Given entries
------------------------------------------------------------

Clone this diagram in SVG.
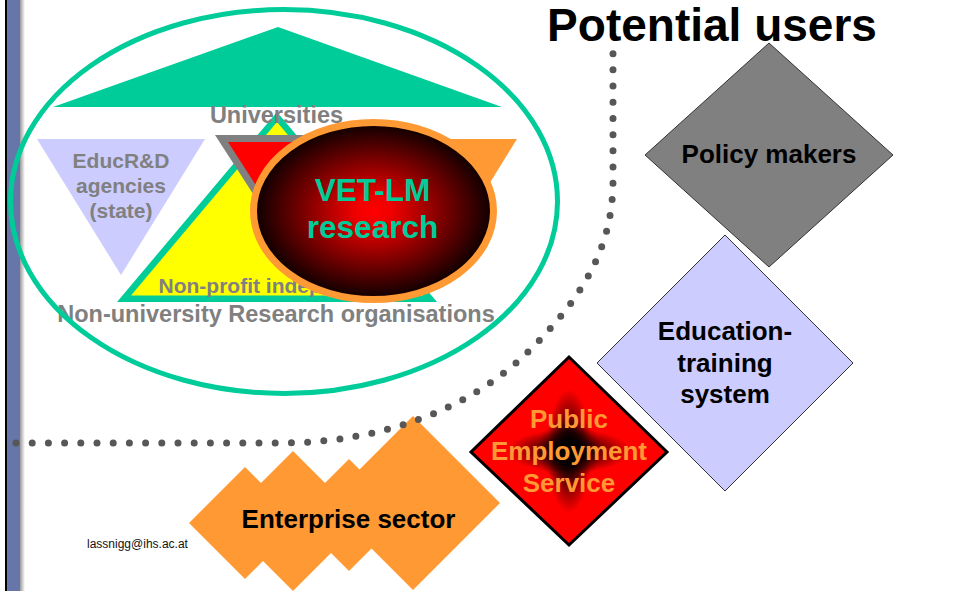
<svg xmlns="http://www.w3.org/2000/svg" width="956" height="591" viewBox="0 0 956 591">
<defs>
<style>
text{font-family:"Liberation Sans",Arial,sans-serif;font-weight:bold;text-anchor:middle}
.gray{fill:#808080}
.blk{fill:#000}
.f26{font-size:26px}
.dia{stroke:#333;stroke-width:1}
.ent{fill:#FF9933}
</style>
<linearGradient id="shadow" x1="0" y1="0" x2="1" y2="0">
<stop offset="0" stop-color="#9a9a9a"/>
<stop offset="1" stop-color="#ffffff"/>
</linearGradient>
<radialGradient id="vet" cx="0.5" cy="0.5" r="0.5">
<stop offset="0" stop-color="#ff0000"/>
<stop offset="0.15" stop-color="#f00000"/>
<stop offset="1" stop-color="#0a0000"/>
</radialGradient>
<radialGradient id="dark" cx="0.5" cy="0.5" r="0.5">
<stop offset="0" stop-color="#000" stop-opacity="1"/>
<stop offset="0.4" stop-color="#000" stop-opacity="0.7"/>
<stop offset="1" stop-color="#000" stop-opacity="0"/>
</radialGradient>
<clipPath id="pesclip"><polygon points="569,357 667,452 569,545 471,452"/></clipPath>
</defs>
<rect width="956" height="591" fill="#fff"/>
<g id="sidebar">
<rect x="5" y="0" width="2.5" height="591" fill="#000"/>
<rect x="7.5" y="0" width="12.5" height="591" fill="#6676A9"/>
<rect x="20" y="0" width="5" height="591" fill="url(#shadow)"/>
</g>
<g id="title"><text x="712" y="41" style="font-size:46px">Potential users</text></g>

<g id="research-community">
<polygon points="53,107 278,27 502,107" fill="#00CC99"/>
<g id="educrd">
<polygon points="37,139 205,139 121,275" fill="#CCCCFF"/>
<text class="gray" x="121" y="168" style="font-size:21px">EducR&amp;D</text>
<text class="gray" x="121" y="193" style="font-size:21px">agencies</text>
<text class="gray" x="121" y="218" style="font-size:21px">(state)</text>
</g>
<g id="nonprofit">
<polygon points="117,302 437,302 277,112" fill="#00CC99"/>
<polygon points="131,295.5 423,295.5 277,122" fill="#FFFF00"/>
<text class="gray" x="158.5" y="293" style="font-size:21px;text-anchor:start">Non-profit indep</text>
</g>
<g id="universities">
<polygon points="215,135 383,135 299,265" fill="#808080"/>
<polygon points="228,142 370,142 299,252" fill="#FF0000"/>
<text class="gray" x="276.5" y="123" style="font-size:23.5px">Universities</text>
</g>
<g id="other-triangle">
<polygon points="349,139 517,139 433,275" fill="#FF9933"/>
</g>
<g id="vet-lm">
<ellipse cx="373.5" cy="211" rx="120" ry="88.5" fill="url(#vet)" stroke="#FF9933" stroke-width="7"/>
<text x="372.5" y="201" style="font-size:31.5px;fill:#00CC99">VET-LM</text>
<text x="372.5" y="238" style="font-size:31.5px;fill:#00CC99">research</text>
</g>
<text class="gray" x="276" y="322" style="font-size:23.5px">Non-university Research organisations</text>
<ellipse cx="284" cy="201.5" rx="273.5" ry="192" fill="none" stroke="#00CC99" stroke-width="5"/>
</g>

<g id="policy-makers">
<polygon class="dia" points="769,43 893,155 769,267 645,155" fill="#808080"/>
<text class="blk f26" x="769" y="163">Policy makers</text>
</g>
<g id="education-training">
<polygon class="dia" points="725,235 853,363 725,491 597,363" fill="#CCCCFF"/>
<text class="blk f26" x="725" y="340">Education-</text>
<text class="blk f26" x="725" y="372">training</text>
<text class="blk f26" x="725" y="403">system</text>
</g>
<g id="pes">
<polygon points="569,357 667,452 569,545 471,452" fill="#FF0000"/>
<g clip-path="url(#pesclip)">
<ellipse cx="569" cy="451" rx="62" ry="22" fill="url(#dark)"/>
<ellipse cx="569" cy="451" rx="22" ry="62" fill="url(#dark)"/>
<ellipse cx="569" cy="451" rx="32" ry="32" fill="url(#dark)"/>
</g>
<polygon points="569,357 667,452 569,545 471,452" fill="none" stroke="#000" stroke-width="3"/>
<text class="f26" x="569" y="428" fill="#FF9933">Public</text>
<text class="f26" x="569" y="460" fill="#FF9933">Employment</text>
<text class="f26" x="569" y="492" fill="#FF9933">Service</text>
</g>
<g id="enterprise">
<polygon class="ent" points="245,467 301,523 245,579 189,523"/>
<polygon class="ent" points="293,451 363,521 293,591 223,521"/>
<polygon class="ent" points="349,459 405,515 349,571 293,515"/>
<polygon class="ent" points="413,416 500,503 413,590 326,503"/>
<text class="blk f26" x="348.5" y="528">Enterprise sector</text>
</g>
<g id="connectors">
<path d="M16,443 L280,443 C380,443 470,410 530,350 C590,290 613,240 613,180 L613,41" fill="none" stroke="#575757" stroke-width="7" stroke-linecap="round" stroke-dasharray="0 16.2"/>
</g>
<g id="footer"><text x="87" y="548" style="font-size:12px;font-weight:normal;text-anchor:start;fill:#111">lassnigg@ihs.ac.at</text></g>
</svg>
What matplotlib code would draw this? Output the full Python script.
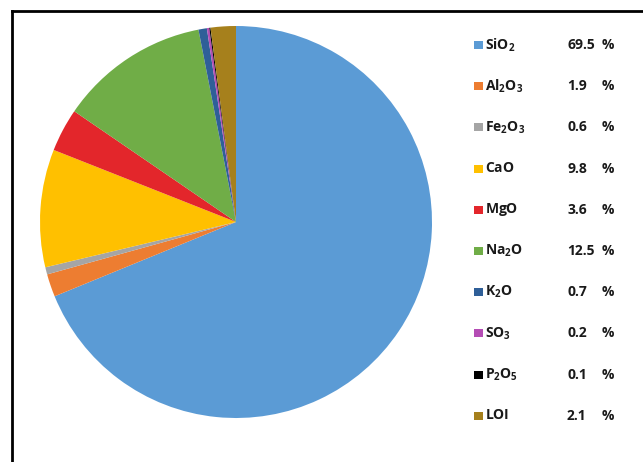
import matplotlib
matplotlib.use('Agg')
import matplotlib.pyplot as plt
from matplotlib.patches import Rectangle
from matplotlib.lines import Line2D

oxides = [r'SiO_2', r'Al_2O_3', r'Fe_2O_3', 'CaO', 'MgO', r'Na_2O', r'K_2O', r'SO_3', r'P_2O_5', 'LOI']
percent = [69.5, 1.9, 0.6, 9.8, 3.6, 12.5, 0.7, 0.2, 0.1, 2.1]
colors = ['#5B9BD5', '#ED7D31', '#A5A5A5', '#FFC000', '#E3262B',
          '#70AD47', '#2F5F98', '#B54DB5', '#000000', '#A6801C']

plt.rcParams['font.family'] = ['Open Sans', 'DejaVu Sans']
plt.rcParams['mathtext.fontset'] = 'custom'
plt.rcParams['mathtext.bf'] = 'Open Sans:bold'
plt.rcParams['mathtext.rm'] = 'Open Sans:bold'

W, H = 643, 462
fig = plt.figure(figsize=(W / 100, H / 100), dpi=100)

# pie, clockwise from 12 o'clock
cx, cy, r = 236, 222, 196
ax = fig.add_axes([(cx - r) / W, (H - cy - r) / H, 2 * r / W, 2 * r / H])
ax.pie(percent, colors=colors, startangle=90, counterclock=False,
       radius=1, wedgeprops=dict(linewidth=0))
ax.set_xlim(-1, 1)
ax.set_ylim(-1, 1)
ax.set_aspect('equal')
ax.axis('off')

# frame on the top and left
fig.add_artist(Line2D([12 / W, 1], [1 - 11 / H, 1 - 11 / H], color='black', lw=2,
                      transform=fig.transFigure))
fig.add_artist(Line2D([12 / W, 12 / W], [0, 1 - 11 / H], color='black', lw=2,
                      transform=fig.transFigure))

# legend with values
y0, dy = 45, 41.2
txt = '#1a1a1a'
for i, (name, val, c) in enumerate(zip(oxides, percent, colors)):
    y = y0 + i * dy
    fig.patches.append(Rectangle((474 / W, (H - y - 4) / H), 9 / W, 8 / H,
                                 facecolor=c, edgecolor='none',
                                 transform=fig.transFigure))
    fig.text(485 / W, 1 - y / H, r'$\mathbf{' + name + '}$', fontsize=10,
             va='center', ha='left', color=txt)
    fig.text(567 / W, 1 - y / H, f'{val}', fontsize=10, fontweight='bold',
             va='center', ha='left', color=txt)
    fig.text(602 / W, 1 - y / H, '%', fontsize=10, fontweight='bold',
             va='center', ha='left', color=txt)

fig.savefig('out.png', dpi=100)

------------------------------------------------------------

Reproduce the material above in full and without alteration, but skip all pictures.

The output
Clone this diagram in SVG.
<svg xmlns="http://www.w3.org/2000/svg" width="956" height="591" viewBox="0 0 956 591">
<defs>
<style>
text{font-family:"Liberation Sans",Arial,sans-serif;font-weight:bold;text-anchor:middle}
.gray{fill:#808080}
.blk{fill:#000}
.f26{font-size:26px}
.dia{stroke:#333;stroke-width:1}
.ent{fill:#FF9933}
</style>
<linearGradient id="shadow" x1="0" y1="0" x2="1" y2="0">
<stop offset="0" stop-color="#9a9a9a"/>
<stop offset="1" stop-color="#ffffff"/>
</linearGradient>
<radialGradient id="vet" cx="0.5" cy="0.5" r="0.5">
<stop offset="0" stop-color="#ff0000"/>
<stop offset="0.15" stop-color="#f00000"/>
<stop offset="1" stop-color="#0a0000"/>
</radialGradient>
<radialGradient id="dark" cx="0.5" cy="0.5" r="0.5">
<stop offset="0" stop-color="#000" stop-opacity="1"/>
<stop offset="0.4" stop-color="#000" stop-opacity="0.7"/>
<stop offset="1" stop-color="#000" stop-opacity="0"/>
</radialGradient>
<clipPath id="pesclip"><polygon points="569,357 667,452 569,545 471,452"/></clipPath>
</defs>
<rect width="956" height="591" fill="#fff"/>
<g id="sidebar">
<rect x="5" y="0" width="2.5" height="591" fill="#000"/>
<rect x="7.5" y="0" width="12.5" height="591" fill="#6676A9"/>
<rect x="20" y="0" width="5" height="591" fill="url(#shadow)"/>
</g>
<g id="title"><text x="712" y="41" style="font-size:46px">Potential users</text></g>

<g id="research-community">
<polygon points="53,107 278,27 502,107" fill="#00CC99"/>
<g id="educrd">
<polygon points="37,139 205,139 121,275" fill="#CCCCFF"/>
<text class="gray" x="121" y="168" style="font-size:21px">EducR&amp;D</text>
<text class="gray" x="121" y="193" style="font-size:21px">agencies</text>
<text class="gray" x="121" y="218" style="font-size:21px">(state)</text>
</g>
<g id="nonprofit">
<polygon points="117,302 437,302 277,112" fill="#00CC99"/>
<polygon points="131,295.5 423,295.5 277,122" fill="#FFFF00"/>
<text class="gray" x="158.5" y="293" style="font-size:21px;text-anchor:start">Non-profit indep</text>
</g>
<g id="universities">
<polygon points="215,135 383,135 299,265" fill="#808080"/>
<polygon points="228,142 370,142 299,252" fill="#FF0000"/>
<text class="gray" x="276.5" y="123" style="font-size:23.5px">Universities</text>
</g>
<g id="other-triangle">
<polygon points="349,139 517,139 433,275" fill="#FF9933"/>
</g>
<g id="vet-lm">
<ellipse cx="373.5" cy="211" rx="120" ry="88.5" fill="url(#vet)" stroke="#FF9933" stroke-width="7"/>
<text x="372.5" y="201" style="font-size:31.5px;fill:#00CC99">VET-LM</text>
<text x="372.5" y="238" style="font-size:31.5px;fill:#00CC99">research</text>
</g>
<text class="gray" x="276" y="322" style="font-size:23.5px">Non-university Research organisations</text>
<ellipse cx="284" cy="201.5" rx="273.5" ry="192" fill="none" stroke="#00CC99" stroke-width="5"/>
</g>

<g id="policy-makers">
<polygon class="dia" points="769,43 893,155 769,267 645,155" fill="#808080"/>
<text class="blk f26" x="769" y="163">Policy makers</text>
</g>
<g id="education-training">
<polygon class="dia" points="725,235 853,363 725,491 597,363" fill="#CCCCFF"/>
<text class="blk f26" x="725" y="340">Education-</text>
<text class="blk f26" x="725" y="372">training</text>
<text class="blk f26" x="725" y="403">system</text>
</g>
<g id="pes">
<polygon points="569,357 667,452 569,545 471,452" fill="#FF0000"/>
<g clip-path="url(#pesclip)">
<ellipse cx="569" cy="451" rx="62" ry="22" fill="url(#dark)"/>
<ellipse cx="569" cy="451" rx="22" ry="62" fill="url(#dark)"/>
<ellipse cx="569" cy="451" rx="32" ry="32" fill="url(#dark)"/>
</g>
<polygon points="569,357 667,452 569,545 471,452" fill="none" stroke="#000" stroke-width="3"/>
<text class="f26" x="569" y="428" fill="#FF9933">Public</text>
<text class="f26" x="569" y="460" fill="#FF9933">Employment</text>
<text class="f26" x="569" y="492" fill="#FF9933">Service</text>
</g>
<g id="enterprise">
<polygon class="ent" points="245,467 301,523 245,579 189,523"/>
<polygon class="ent" points="293,451 363,521 293,591 223,521"/>
<polygon class="ent" points="349,459 405,515 349,571 293,515"/>
<polygon class="ent" points="413,416 500,503 413,590 326,503"/>
<text class="blk f26" x="348.5" y="528">Enterprise sector</text>
</g>
<g id="connectors">
<path d="M16,443 L280,443 C380,443 470,410 530,350 C590,290 613,240 613,180 L613,41" fill="none" stroke="#575757" stroke-width="7" stroke-linecap="round" stroke-dasharray="0 16.2"/>
</g>
<g id="footer"><text x="87" y="548" style="font-size:12px;font-weight:normal;text-anchor:start;fill:#111">lassnigg@ihs.ac.at</text></g>
</svg>
What matplotlib code would draw this? Output the full Python script.
import matplotlib
matplotlib.use('Agg')
import matplotlib.pyplot as plt
from matplotlib.patches import Rectangle
from matplotlib.lines import Line2D

oxides = [r'SiO_2', r'Al_2O_3', r'Fe_2O_3', 'CaO', 'MgO', r'Na_2O', r'K_2O', r'SO_3', r'P_2O_5', 'LOI']
percent = [69.5, 1.9, 0.6, 9.8, 3.6, 12.5, 0.7, 0.2, 0.1, 2.1]
colors = ['#5B9BD5', '#ED7D31', '#A5A5A5', '#FFC000', '#E3262B',
          '#70AD47', '#2F5F98', '#B54DB5', '#000000', '#A6801C']

plt.rcParams['font.family'] = ['Open Sans', 'DejaVu Sans']
plt.rcParams['mathtext.fontset'] = 'custom'
plt.rcParams['mathtext.bf'] = 'Open Sans:bold'
plt.rcParams['mathtext.rm'] = 'Open Sans:bold'

W, H = 643, 462
fig = plt.figure(figsize=(W / 100, H / 100), dpi=100)

# pie, clockwise from 12 o'clock
cx, cy, r = 236, 222, 196
ax = fig.add_axes([(cx - r) / W, (H - cy - r) / H, 2 * r / W, 2 * r / H])
ax.pie(percent, colors=colors, startangle=90, counterclock=False,
       radius=1, wedgeprops=dict(linewidth=0))
ax.set_xlim(-1, 1)
ax.set_ylim(-1, 1)
ax.set_aspect('equal')
ax.axis('off')

# frame on the top and left
fig.add_artist(Line2D([12 / W, 1], [1 - 11 / H, 1 - 11 / H], color='black', lw=2,
                      transform=fig.transFigure))
fig.add_artist(Line2D([12 / W, 12 / W], [0, 1 - 11 / H], color='black', lw=2,
                      transform=fig.transFigure))

# legend with values
y0, dy = 45, 41.2
txt = '#1a1a1a'
for i, (name, val, c) in enumerate(zip(oxides, percent, colors)):
    y = y0 + i * dy
    fig.patches.append(Rectangle((474 / W, (H - y - 4) / H), 9 / W, 8 / H,
                                 facecolor=c, edgecolor='none',
                                 transform=fig.transFigure))
    fig.text(485 / W, 1 - y / H, r'$\mathbf{' + name + '}$', fontsize=10,
             va='center', ha='left', color=txt)
    fig.text(567 / W, 1 - y / H, f'{val}', fontsize=10, fontweight='bold',
             va='center', ha='left', color=txt)
    fig.text(602 / W, 1 - y / H, '%', fontsize=10, fontweight='bold',
             va='center', ha='left', color=txt)

fig.savefig('out.png', dpi=100)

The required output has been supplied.